Colombia says no to registering Pablo Escobar as brand
AFPBOGOTA--In life, Pablo Escobar was legendary — a cocaine lord venerated by Colombia's poor and hunted relentlessly by police. In death came books, a TV series and plans for a movie.
September 15, 2013, 12:08 am TWN
But registering his name as a commercial brand, as requested by the Escobar family, goes way too far, a government body overseeing intellectual property has ruled.
To wit, says the superintendent of industry and trade, such a gesture would “undermine the morals and public order of Colombian society and defend violence, drug trafficking and terrorism.”
Escobar, head of the powerful Medellin drug cartel in the 1980s and early '90s, was shot dead by police in 1993 as he tried to escape a raid by scampering across rooftops.
His widow Maria Isabel Santos, and two children filed to register his name as a brand. They have been living in Argentina under assumed names for years.
The request was first denied in 2006 and again in 2012, but the family kept at it and appealed again.
And it has been turned down again. No more appeals can be filed.
The superintendent said Escobar is associated with a cycle of violence that left thousands of victims and “is remembered as 'the biggest drug lord in history.'”
In the petition, the Escobar family had argued that a Pablo Escobar brand would “transmit messages that invite humanity to reflect in order to create a society that recovers and respects human rights,” said the superintendent's office.

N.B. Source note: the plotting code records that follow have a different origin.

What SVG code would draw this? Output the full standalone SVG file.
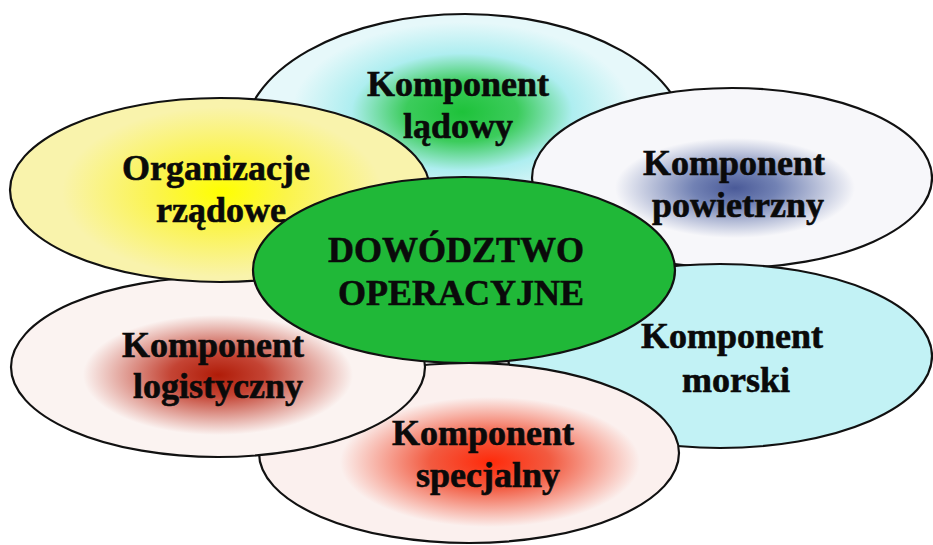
<svg xmlns="http://www.w3.org/2000/svg" width="933" height="545" viewBox="0 0 933 545">
<style>
.e{stroke:#111;stroke-width:2.2}
.t{font-family:"Liberation Serif","Times New Roman",serif;font-weight:bold;font-size:36px;fill:#0a0a0a;stroke:#0a0a0a;stroke-width:0.6;text-anchor:middle}
</style>
<defs>
<radialGradient id="gTop" gradientUnits="userSpaceOnUse" cx="0" cy="0" r="1" gradientTransform="translate(462,112) scale(170,90)">
<stop offset="0" stop-color="#1ec23a"/><stop offset="0.33" stop-color="#3ccc5c"/><stop offset="0.65" stop-color="#aeeef0"/><stop offset="1" stop-color="#e6f8fa"/>
</radialGradient>
<radialGradient id="gYel" gradientUnits="userSpaceOnUse" cx="0" cy="0" r="1" gradientTransform="translate(222,192) scale(160,85)">
<stop offset="0" stop-color="#ffff00"/><stop offset="0.4" stop-color="#fbf44a"/><stop offset="1" stop-color="#f9f3ac"/>
</radialGradient>
<radialGradient id="gAir" gradientUnits="userSpaceOnUse" cx="0" cy="0" r="1" gradientTransform="translate(735,188) scale(120,50)">
<stop offset="0" stop-color="#4a5a98"/><stop offset="0.35" stop-color="#7282b4"/><stop offset="1" stop-color="#f7f7fa"/>
</radialGradient>
<radialGradient id="gLog" gradientUnits="userSpaceOnUse" cx="0" cy="0" r="1" gradientTransform="translate(218,375) scale(135,60)">
<stop offset="0" stop-color="#b01c08"/><stop offset="0.35" stop-color="#c44434"/><stop offset="1" stop-color="#fbf3f1"/>
</radialGradient>
<radialGradient id="gSpec" gradientUnits="userSpaceOnUse" cx="0" cy="0" r="1" gradientTransform="translate(490,462) scale(150,65)">
<stop offset="0" stop-color="#ff2a0a"/><stop offset="0.4" stop-color="#f25a40"/><stop offset="1" stop-color="#fbf0ee"/>
</radialGradient>
</defs>
<rect width="933" height="545" fill="#ffffff"/>
<g id="connectors"/>
<g id="node-ladowy">
<ellipse class="e" cx="465" cy="140" rx="222" ry="126" fill="url(#gTop)"/>
<text class="t" x="458" y="96">Komponent</text>
<text class="t" x="458" y="138">lądowy</text>
</g>
<g id="node-powietrzny">
<ellipse class="e" cx="732" cy="178" rx="200" ry="90" fill="url(#gAir)"/>
<text class="t" x="734" y="175">Komponent</text>
<text class="t" x="738" y="217">powietrzny</text>
</g>
<g id="node-morski">
<ellipse class="e" cx="720" cy="356" rx="212" ry="92" fill="#c2f2f5"/>
<text class="t" x="732" y="348">Komponent</text>
<text class="t" x="736" y="392">morski</text>
</g>
<g id="node-specjalny">
<ellipse class="e" cx="469" cy="453" rx="210" ry="90" fill="url(#gSpec)"/>
<text class="t" x="483" y="445">Komponent</text>
<text class="t" x="488" y="487">specjalny</text>
</g>
<g id="node-logistyczny">
<ellipse class="e" cx="218" cy="367" rx="207" ry="90" fill="url(#gLog)"/>
<text class="t" x="213" y="357">Komponent</text>
<text class="t" x="218" y="398">logistyczny</text>
</g>
<g id="node-organizacje">
<ellipse class="e" cx="220" cy="190" rx="210" ry="92" fill="url(#gYel)"/>
<text class="t" x="216" y="180">Organizacje</text>
<text class="t" x="221" y="222">rządowe</text>
</g>
<g id="node-dowodztwo">
<ellipse class="e" cx="464" cy="270" rx="211" ry="93" fill="#20b838"/>
<text class="t" x="456" y="262">DOWÓDZTWO</text>
<text class="t" x="461" y="305">OPERACYJNE</text>
</g>
</svg>
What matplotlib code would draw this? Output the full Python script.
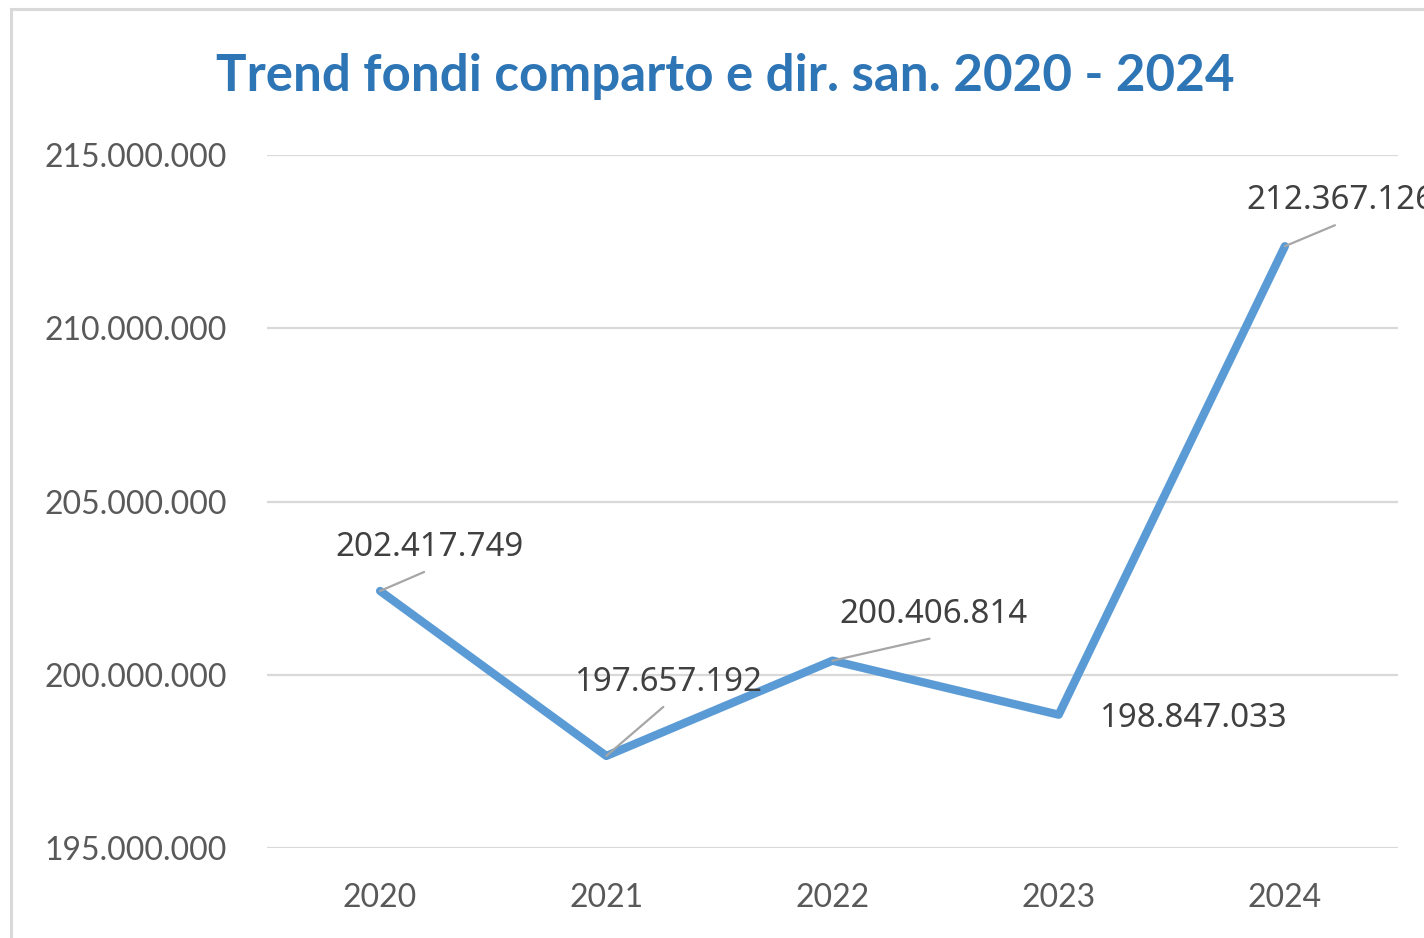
import matplotlib
matplotlib.use("Agg")
import matplotlib.pyplot as plt
from matplotlib.patches import Rectangle

years = ["2020", "2021", "2022", "2023", "2024"]
values = [202417749, 197657192, 200406814, 198847033, 212367126]
yticks = [195000000, 200000000, 205000000, 210000000, 215000000]
title = "Trend fondi comparto e dir. san. 2020 - 2024"

def fmt(v):
    return f"{v:,}".replace(",", ".")

# label offsets (pixels) relative to the point, and leader-line end offsets
label_off = [(49, 43), (62, 73), (101, 46), (134, -4), (55, 46)]
leader_off = [(44, 19), (57, 49), (97, 22), None, (50, 21)]

W, H = 1424, 938
fig = plt.figure(figsize=(W / 100, H / 100), dpi=100)
fig.patch.set_facecolor("white")

# chart border (partly outside the image)
fig.add_artist(Rectangle((11 / W, -0.2), 1.5, 1.2 - 9 / H, transform=fig.transFigure,
                         fill=False, edgecolor="#d9d9d9", linewidth=2.2))

ax = fig.add_axes([267 / W, 1 - 848 / H, (1398 - 267) / W, (848 - 155) / H])
x = list(range(len(years)))
ax.plot(x, values, color="#5B9BD5", linewidth=6, solid_capstyle="round",
        solid_joinstyle="round", zorder=3)
ax.set_xlim(-0.5, len(years) - 0.5)
ax.set_ylim(yticks[0], yticks[-1])
ax.set_yticks(yticks)
ax.set_yticklabels([fmt(v) for v in yticks])
ax.set_xticks(x)
ax.set_xticklabels(years)
for s in ax.spines.values():
    s.set_visible(False)
ax.grid(axis="y", color="#d9d9d9", linewidth=1.6, zorder=0)
ax.tick_params(axis="both", length=0, colors="#595959", labelsize=23)
ax.tick_params(axis="y", pad=29)
ax.tick_params(axis="x", pad=25)
for lab in ax.get_xticklabels() + ax.get_yticklabels():
    lab.set_fontfamily("Lato")
    lab.set_color("#595959")

for xi, v, lo, le in zip(x, values, label_off, leader_off):
    if le is not None:
        ax.annotate("", xy=(xi, v), xytext=le, textcoords="offset pixels",
                    arrowprops=dict(arrowstyle="-", color="#a6a6a6", lw=1.6,
                                    shrinkA=0, shrinkB=0), zorder=4,
                    annotation_clip=False)
    ax.annotate(fmt(v), xy=(xi, v), xytext=lo, textcoords="offset pixels",
                ha="center", va="center", fontsize=23.8, family="Noto Sans",
                color="#404040", zorder=5, annotation_clip=False)

fig.text(725 / W, 1 - 76 / H, title, ha="center", va="center", fontsize=36.8,
         fontweight="bold", family="Lato", color="#2E75B6")

fig.savefig("out.png", dpi=100, facecolor="white")
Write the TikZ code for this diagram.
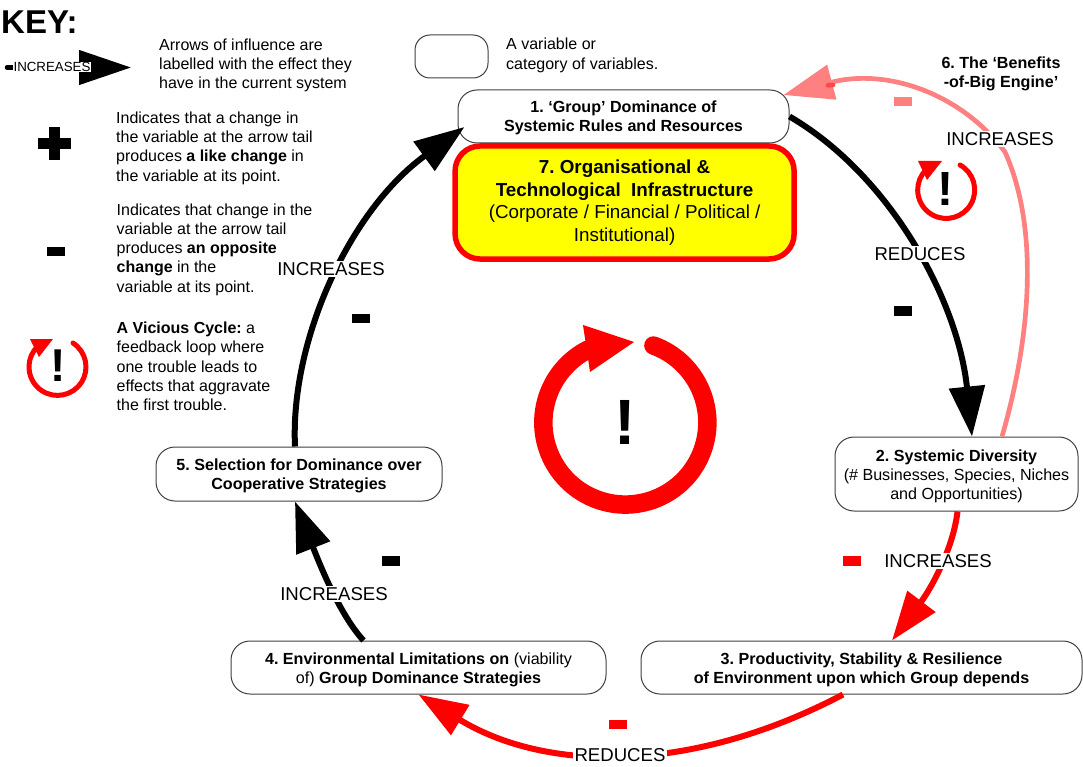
\documentclass[tikz,border=0pt]{standalone}
\usepackage{fontspec}
\setmainfont{Liberation Sans}
\usetikzlibrary{arrows.meta,calc}
\frenchspacing
\definecolor{pinkarrow}{HTML}{FF8080}
\definecolor{pinkdark}{HTML}{FF4848}
\definecolor{fillyellow}{HTML}{FFFF00}
\definecolor{pure red}{HTML}{FF0000}
\newcommand{\keytext}{\fontsize{16}{19.3}\selectfont}
\newcommand{\boxtext}{\fontsize{16.1}{19.3}\selectfont}
\newcommand{\labeltext}{\fontsize{18.6}{22}\selectfont}
\newcommand{\lowerA}{\rule{0pt}{15pt}}
\newcommand{\lowerB}{\rule{0pt}{16pt}}
\tikzset{
  varbox/.style={draw=black!75,line width=1pt,rounded corners=19pt,fill=white,inner sep=0pt,align=center,font=\boxtext},
  keynote/.style={anchor=west,align=left,inner sep=0pt,font=\keytext},
  effect/.style={fill=white,inner sep=1.5pt,font=\labeltext,text=black},
  blackarrow/.style={draw=black,line width=6pt,-{Triangle[length=50pt,width=35pt]}},
  redarrow/.style={draw=pure red,line width=6pt,-{Triangle[length=49pt,width=34pt]}},
  pinkline/.style={draw=pinkarrow,line width=4.7pt,-{Triangle[length=50pt,width=35pt]}},
  signbar/.style={draw=none,fill=#1,inner sep=0pt,minimum width=18pt,minimum height=9.5pt},
  signbar/.default=black,
  cycle/.style={draw=pure red,line cap=round},
}
\begin{document}
\begin{tikzpicture}[x=1pt,y=-1pt]
\useasboundingbox (0,0) rectangle (1083,767);
% boxes
\node[varbox,minimum width=73pt,minimum height=43pt,rounded corners=15pt] (keybox) at (451.5,56.5) {};
\node[varbox,minimum width=331pt,minimum height=53pt] (n1) at (623.5,116.5) {\lowerA\textbf{1. ‘Group’ Dominance of}\\\textbf{Systemic Rules and Resources}};
\node[varbox,draw=pure red,line width=5.5pt,fill=fillyellow,rounded corners=25pt,minimum width=339pt,minimum height=113pt,font=\fontsize{18.8}{22.5}\selectfont] (n7) at (624.6,202.5) {\textbf{7. Organisational \&}\\\textbf{Technological\ \ Infrastructure}\\(Corporate / Financial / Political /\\Institutional)};
\node[varbox,minimum width=243pt,minimum height=74pt] (n2) at (956.5,474) {\lowerB\textbf{2. Systemic Diversity}\\(\# Businesses, Species, Niches\\and Opportunities)};
\node[varbox,minimum width=441pt,minimum height=53pt] (n3) at (861.5,667.5) {\lowerB\textbf{3. Productivity, Stability \& Resilience}\\\textbf{of Environment upon which Group depends}};
\node[varbox,minimum width=375pt,minimum height=53pt] (n4) at (418.5,667.5) {\lowerB\textbf{4. Environmental Limitations on} (viability\\of) \textbf{Group Dominance Strategies}};
\node[varbox,minimum width=286pt,minimum height=54pt] (n5) at (299,474) {\lowerA\textbf{5. Selection for Dominance over}\\\textbf{Cooperative Strategies}};
\node[inner sep=0pt,align=center,font=\boxtext] (n6) at (1001,74) {\textbf{6. The ‘Benefits}\\\textbf{-of-Big Engine’}};
% connectors
\draw[blackarrow] (n1.east) .. controls (890,175) and (958,300) .. ($(n2.north)+(15.5,0)$);
\draw[redarrow] ($(n2.south)+(1,0)$) .. controls (953,550) and (930,590) .. ($(n3.north)+(30.5,0)$);
\draw[redarrow] ($(n3.south)+(-18.5,0)$) .. controls (690,775) and (545,772) .. (n4.south);
\draw[blackarrow] ($(n4.north)+(-55,0)$) .. controls (340,615) and (320,565) .. ($(n5.south)+(-4,0)$);
\draw[blackarrow] ($(n5.north)+(-4,0)$) .. controls (290,340) and (350,210) .. ($(n1.west)+(7,10.5)$);
\draw[pinkline] ($(n2.north)+(45.5,0)$) .. controls (1030,340) and (1040,230) .. (1005,152) .. controls (960,92) and (885,68) .. ($(n1.east)+(-6,-21.5)$);
\draw[pinkdark,line width=4.7pt,line cap=round] (828,85.3) -- (833,84.9);
% effect labels
\node[effect] (l12) at (920,254) {REDUCES};
\node[effect] (l23) at (938,561) {INCREASES};
\node[effect] (l34) at (620,755) {REDUCES};
\node[effect] (l45) at (334,594) {INCREASES};
\node[effect] (l51) at (331,269) {INCREASES};
\node[effect] (l26) at (1000,139) {INCREASES};
% signs
\node[signbar] (s12) at (902.5,311) {};
\node[signbar] (s51) at (360.5,318.5) {};
\node[signbar] (s45) at (390.5,561) {};
\node[signbar=pure red] (s23) at (851.5,561) {};
\node[signbar=pure red] (s34) at (617.5,724.5) {};
\node[signbar=pinkarrow] (s26) at (903,101.5) {};
% big cycle
\draw[cycle,line width=18.5pt] (653.4,345.5) arc[start angle=-70,end angle=243,radius=82];
\fill[pure red] (583,325) -- (634,342) -- (590,372) -- cycle;
\node[inner sep=0pt,font=\fontsize{64}{64}\selectfont\bfseries] (bang) at (625,422) {!};
% small cycle on the pink loop
\draw[cycle,line width=5pt] (960,165) arc[start angle=-61,end angle=225,radius=28.5];
\fill[pure red] (918,161) -- (942,161) -- (927,180) -- cycle;
\node[inner sep=0pt,font=\fontsize{48}{48}\selectfont\bfseries] (bang2) at (945.5,188.5) {!};
% key
\node[anchor=west,inner sep=0pt,font=\fontsize{33}{33}\selectfont\bfseries] (keytitle) at (1,22) {KEY:};
\coordinate (keytail) at (7,67.5);
\coordinate (keytip) at (131,67.5);
\draw[draw=black,line width=4.5pt,line cap=round,-{Triangle[length=52pt,width=34pt]}] (keytail) -- (keytip);
\node[fill=white,inner sep=0.5pt,font=\fontsize{13.3}{15}\selectfont] (keylabel) at (52,67) {INCREASES};
\node[keynote] (k1) at (159,65.5) {Arrows of influence are\\labelled with the effect they\\have in the current system};
\node[keynote] (k2) at (506,55.5) {A variable or\\category of variables.};
\fill[black] (38,138) rectangle (71,149);
\fill[black] (49,127) rectangle (60,160);
\node[keynote] (k3) at (116,148) {Indicates that a change in\\the variable at the arrow tail\\produces \textbf{a like change} in\\the variable at its point.};
\node[signbar] (k4sign) at (56,251.5) {};
\node[keynote] (k4) at (116.5,249.5) {Indicates that change in the\\variable at the arrow tail\\produces \textbf{an opposite}\\\textbf{change} in the\\variable at its point.};
\draw[cycle,line width=5pt] (73,343) arc[start angle=-57,end angle=225,radius=28.5];
\fill[pure red] (30,339) -- (53,339) -- (39,357) -- cycle;
\node[inner sep=0pt,font=\fontsize{46}{46}\selectfont\bfseries] (bang3) at (58,365.5) {!};
\node[keynote] (k5) at (116.5,366.5) {\textbf{A Vicious Cycle:} a\\feedback loop where\\one trouble leads to\\effects that aggravate\\the first trouble.};
\end{tikzpicture}
\end{document}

Escobar fought a bloody war to avoid being extradited to the United States, which wanted him for allegedly being behind the shipment of tons and tons of cocaine to the United States.
Many poor Colombians loved Escobar because of his largesse with his vast wealth. He built parks for them, and such.
Books were written about him, a TV series made, and a movie is imminent about him, with Benicio del Toro playing Escobar.
Colombian artist Fernando Botero did an oil painting depicting Escobar, and the image has ended up on T-shirts and stickers.
His grave in Medellin, his home town, and his estate, called Napoles, are tourist attractions.